Rows from a dataset:
==========
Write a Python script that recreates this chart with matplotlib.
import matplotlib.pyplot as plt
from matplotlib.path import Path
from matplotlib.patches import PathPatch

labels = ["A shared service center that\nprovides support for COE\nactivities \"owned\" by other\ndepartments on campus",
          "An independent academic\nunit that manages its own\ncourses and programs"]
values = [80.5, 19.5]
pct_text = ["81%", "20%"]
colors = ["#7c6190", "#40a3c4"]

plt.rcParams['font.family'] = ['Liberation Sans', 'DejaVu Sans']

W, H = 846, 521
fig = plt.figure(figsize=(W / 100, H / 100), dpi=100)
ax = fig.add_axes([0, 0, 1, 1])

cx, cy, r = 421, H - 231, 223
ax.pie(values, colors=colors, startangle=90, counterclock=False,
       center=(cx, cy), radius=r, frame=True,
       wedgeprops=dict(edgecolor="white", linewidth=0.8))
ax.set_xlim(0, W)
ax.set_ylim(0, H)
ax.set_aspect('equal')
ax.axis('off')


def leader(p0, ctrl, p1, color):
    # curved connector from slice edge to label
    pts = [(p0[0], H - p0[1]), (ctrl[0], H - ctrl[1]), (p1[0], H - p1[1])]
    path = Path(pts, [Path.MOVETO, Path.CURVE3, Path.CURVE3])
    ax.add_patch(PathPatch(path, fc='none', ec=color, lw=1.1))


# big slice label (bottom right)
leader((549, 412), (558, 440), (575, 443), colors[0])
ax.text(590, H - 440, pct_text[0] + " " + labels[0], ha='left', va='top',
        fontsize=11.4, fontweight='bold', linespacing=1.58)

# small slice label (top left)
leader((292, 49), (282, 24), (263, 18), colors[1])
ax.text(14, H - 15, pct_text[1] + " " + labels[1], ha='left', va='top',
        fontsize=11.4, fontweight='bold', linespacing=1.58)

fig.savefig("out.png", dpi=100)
==========
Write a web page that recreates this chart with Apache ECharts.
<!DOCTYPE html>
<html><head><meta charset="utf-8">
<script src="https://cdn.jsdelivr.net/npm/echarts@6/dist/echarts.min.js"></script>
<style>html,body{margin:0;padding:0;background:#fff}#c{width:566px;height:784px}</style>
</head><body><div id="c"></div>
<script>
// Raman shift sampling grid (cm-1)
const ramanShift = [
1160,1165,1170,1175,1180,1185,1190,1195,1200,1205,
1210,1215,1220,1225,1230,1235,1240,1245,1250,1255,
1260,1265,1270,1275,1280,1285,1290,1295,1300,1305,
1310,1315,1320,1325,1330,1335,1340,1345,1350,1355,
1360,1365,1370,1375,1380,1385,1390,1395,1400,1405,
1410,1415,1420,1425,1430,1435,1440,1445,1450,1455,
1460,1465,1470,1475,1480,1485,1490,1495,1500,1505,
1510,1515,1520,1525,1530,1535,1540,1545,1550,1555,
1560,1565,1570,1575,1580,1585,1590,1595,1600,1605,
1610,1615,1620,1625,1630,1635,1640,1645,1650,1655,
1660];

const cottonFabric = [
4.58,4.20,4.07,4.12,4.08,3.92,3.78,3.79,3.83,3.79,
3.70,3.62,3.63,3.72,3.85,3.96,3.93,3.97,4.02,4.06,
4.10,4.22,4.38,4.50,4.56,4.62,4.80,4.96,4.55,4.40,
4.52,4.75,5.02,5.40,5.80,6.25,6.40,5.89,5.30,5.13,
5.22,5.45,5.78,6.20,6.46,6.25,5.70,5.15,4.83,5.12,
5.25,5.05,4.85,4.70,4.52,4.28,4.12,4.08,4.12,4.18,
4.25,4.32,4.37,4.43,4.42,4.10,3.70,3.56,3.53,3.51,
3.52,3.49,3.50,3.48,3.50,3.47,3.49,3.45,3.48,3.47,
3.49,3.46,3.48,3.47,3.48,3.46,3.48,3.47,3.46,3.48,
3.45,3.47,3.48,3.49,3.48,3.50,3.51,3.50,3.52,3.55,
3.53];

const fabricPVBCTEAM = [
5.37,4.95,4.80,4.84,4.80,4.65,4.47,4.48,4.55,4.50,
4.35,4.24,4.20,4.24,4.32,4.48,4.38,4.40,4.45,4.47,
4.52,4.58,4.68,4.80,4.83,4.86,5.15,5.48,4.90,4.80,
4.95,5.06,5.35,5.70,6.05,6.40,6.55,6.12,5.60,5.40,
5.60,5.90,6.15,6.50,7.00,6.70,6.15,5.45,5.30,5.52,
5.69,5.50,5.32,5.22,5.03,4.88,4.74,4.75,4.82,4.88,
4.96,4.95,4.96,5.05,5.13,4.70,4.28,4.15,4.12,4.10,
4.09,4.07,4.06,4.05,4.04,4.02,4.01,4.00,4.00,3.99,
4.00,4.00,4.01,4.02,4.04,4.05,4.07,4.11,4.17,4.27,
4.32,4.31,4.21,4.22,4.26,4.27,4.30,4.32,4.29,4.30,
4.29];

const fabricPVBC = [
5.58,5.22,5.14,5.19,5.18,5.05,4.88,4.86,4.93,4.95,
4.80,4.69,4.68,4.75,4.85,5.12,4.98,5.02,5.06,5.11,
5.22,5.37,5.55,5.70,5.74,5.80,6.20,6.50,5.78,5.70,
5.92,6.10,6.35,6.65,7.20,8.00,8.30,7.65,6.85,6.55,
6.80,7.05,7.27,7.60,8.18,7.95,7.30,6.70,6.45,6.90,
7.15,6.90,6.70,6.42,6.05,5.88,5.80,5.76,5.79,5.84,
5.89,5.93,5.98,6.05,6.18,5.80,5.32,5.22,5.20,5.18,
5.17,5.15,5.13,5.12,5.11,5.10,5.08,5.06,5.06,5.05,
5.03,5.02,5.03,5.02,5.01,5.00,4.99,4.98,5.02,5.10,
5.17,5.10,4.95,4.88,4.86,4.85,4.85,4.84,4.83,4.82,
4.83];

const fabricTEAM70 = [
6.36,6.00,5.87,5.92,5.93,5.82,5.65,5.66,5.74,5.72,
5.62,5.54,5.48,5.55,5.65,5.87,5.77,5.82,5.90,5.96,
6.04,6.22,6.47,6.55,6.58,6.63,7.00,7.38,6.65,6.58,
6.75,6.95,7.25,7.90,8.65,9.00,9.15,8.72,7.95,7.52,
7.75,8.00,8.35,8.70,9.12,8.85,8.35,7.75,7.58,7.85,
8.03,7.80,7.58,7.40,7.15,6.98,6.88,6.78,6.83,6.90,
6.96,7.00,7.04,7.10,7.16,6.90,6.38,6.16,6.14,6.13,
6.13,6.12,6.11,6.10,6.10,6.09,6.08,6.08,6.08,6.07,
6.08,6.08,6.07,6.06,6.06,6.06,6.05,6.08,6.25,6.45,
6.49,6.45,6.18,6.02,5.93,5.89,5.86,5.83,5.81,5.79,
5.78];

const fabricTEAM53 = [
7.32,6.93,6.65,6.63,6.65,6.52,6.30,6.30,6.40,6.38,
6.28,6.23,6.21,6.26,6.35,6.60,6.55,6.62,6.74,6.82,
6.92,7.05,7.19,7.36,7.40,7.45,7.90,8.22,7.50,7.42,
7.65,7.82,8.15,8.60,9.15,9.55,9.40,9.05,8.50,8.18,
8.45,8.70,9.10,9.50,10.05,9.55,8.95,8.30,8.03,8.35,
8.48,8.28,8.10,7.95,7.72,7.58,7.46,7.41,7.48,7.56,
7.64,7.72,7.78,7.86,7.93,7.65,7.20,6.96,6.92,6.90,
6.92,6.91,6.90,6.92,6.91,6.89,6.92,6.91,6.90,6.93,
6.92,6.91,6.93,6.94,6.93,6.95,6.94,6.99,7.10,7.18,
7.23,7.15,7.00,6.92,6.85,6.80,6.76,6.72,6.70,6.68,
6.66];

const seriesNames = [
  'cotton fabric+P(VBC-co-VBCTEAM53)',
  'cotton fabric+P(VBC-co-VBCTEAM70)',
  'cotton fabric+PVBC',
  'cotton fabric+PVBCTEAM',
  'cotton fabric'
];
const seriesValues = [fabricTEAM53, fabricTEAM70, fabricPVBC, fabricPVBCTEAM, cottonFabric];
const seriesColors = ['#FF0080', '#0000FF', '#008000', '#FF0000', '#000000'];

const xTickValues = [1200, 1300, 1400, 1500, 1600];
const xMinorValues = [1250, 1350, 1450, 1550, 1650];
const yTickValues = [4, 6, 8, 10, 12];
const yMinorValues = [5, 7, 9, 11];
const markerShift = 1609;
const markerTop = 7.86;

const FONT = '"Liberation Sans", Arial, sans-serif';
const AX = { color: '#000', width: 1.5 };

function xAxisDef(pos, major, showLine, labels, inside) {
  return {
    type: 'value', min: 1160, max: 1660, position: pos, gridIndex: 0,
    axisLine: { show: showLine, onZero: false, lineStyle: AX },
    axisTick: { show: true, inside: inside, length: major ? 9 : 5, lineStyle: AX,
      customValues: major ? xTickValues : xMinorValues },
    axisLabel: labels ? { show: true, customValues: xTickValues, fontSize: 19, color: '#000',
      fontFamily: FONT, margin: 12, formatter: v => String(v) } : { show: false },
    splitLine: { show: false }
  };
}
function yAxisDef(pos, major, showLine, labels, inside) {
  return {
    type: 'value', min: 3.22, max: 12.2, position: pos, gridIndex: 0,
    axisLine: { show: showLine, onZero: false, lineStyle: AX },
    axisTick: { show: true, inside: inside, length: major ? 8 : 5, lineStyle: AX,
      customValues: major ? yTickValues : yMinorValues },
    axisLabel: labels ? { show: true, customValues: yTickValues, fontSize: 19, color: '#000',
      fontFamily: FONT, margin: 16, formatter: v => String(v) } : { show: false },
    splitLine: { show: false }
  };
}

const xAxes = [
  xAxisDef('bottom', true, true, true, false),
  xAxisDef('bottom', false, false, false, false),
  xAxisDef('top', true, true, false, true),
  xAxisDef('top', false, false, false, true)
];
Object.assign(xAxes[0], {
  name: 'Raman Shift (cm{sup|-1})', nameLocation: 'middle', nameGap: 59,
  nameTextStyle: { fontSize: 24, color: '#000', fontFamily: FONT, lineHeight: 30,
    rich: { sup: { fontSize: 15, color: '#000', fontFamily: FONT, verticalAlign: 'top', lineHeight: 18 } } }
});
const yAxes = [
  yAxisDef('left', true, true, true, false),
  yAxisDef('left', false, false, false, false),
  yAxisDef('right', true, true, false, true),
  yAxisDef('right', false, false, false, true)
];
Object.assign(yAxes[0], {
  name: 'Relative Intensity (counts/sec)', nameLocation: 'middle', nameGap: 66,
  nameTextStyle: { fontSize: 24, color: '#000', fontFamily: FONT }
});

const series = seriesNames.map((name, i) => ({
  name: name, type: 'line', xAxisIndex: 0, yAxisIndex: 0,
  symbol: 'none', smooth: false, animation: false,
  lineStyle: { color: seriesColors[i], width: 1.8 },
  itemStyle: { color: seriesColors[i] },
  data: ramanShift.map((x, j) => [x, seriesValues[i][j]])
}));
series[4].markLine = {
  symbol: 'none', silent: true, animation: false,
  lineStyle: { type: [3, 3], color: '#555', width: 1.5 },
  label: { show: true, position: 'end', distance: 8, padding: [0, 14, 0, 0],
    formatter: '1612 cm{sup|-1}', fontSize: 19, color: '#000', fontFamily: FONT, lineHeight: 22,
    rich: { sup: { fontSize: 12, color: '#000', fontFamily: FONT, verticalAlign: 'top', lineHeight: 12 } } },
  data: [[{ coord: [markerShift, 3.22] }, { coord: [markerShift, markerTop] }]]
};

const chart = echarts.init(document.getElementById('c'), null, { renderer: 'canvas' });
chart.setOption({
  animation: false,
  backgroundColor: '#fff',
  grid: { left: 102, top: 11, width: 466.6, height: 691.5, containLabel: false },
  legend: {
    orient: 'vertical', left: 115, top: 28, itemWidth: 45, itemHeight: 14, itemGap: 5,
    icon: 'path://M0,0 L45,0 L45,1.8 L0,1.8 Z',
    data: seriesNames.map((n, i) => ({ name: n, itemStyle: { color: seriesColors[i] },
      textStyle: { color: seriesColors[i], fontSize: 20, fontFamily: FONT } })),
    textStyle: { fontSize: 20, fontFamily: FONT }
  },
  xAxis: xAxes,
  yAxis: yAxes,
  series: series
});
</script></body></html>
==========
(DIRECTIONS FOR THIS TASK)
Gather and copy every line of the data in which the string "that" is found.

(FINAL RESULT)
Write a Python script that recreates this chart with matplotlib.
labels = ["A shared service center that\nprovides support for COE\nactivities \"owned\" by other\ndepartments on campus",
          "An independent academic\nunit that manages its own\ncourses and programs"]
Write a web page that recreates this chart with Apache ECharts.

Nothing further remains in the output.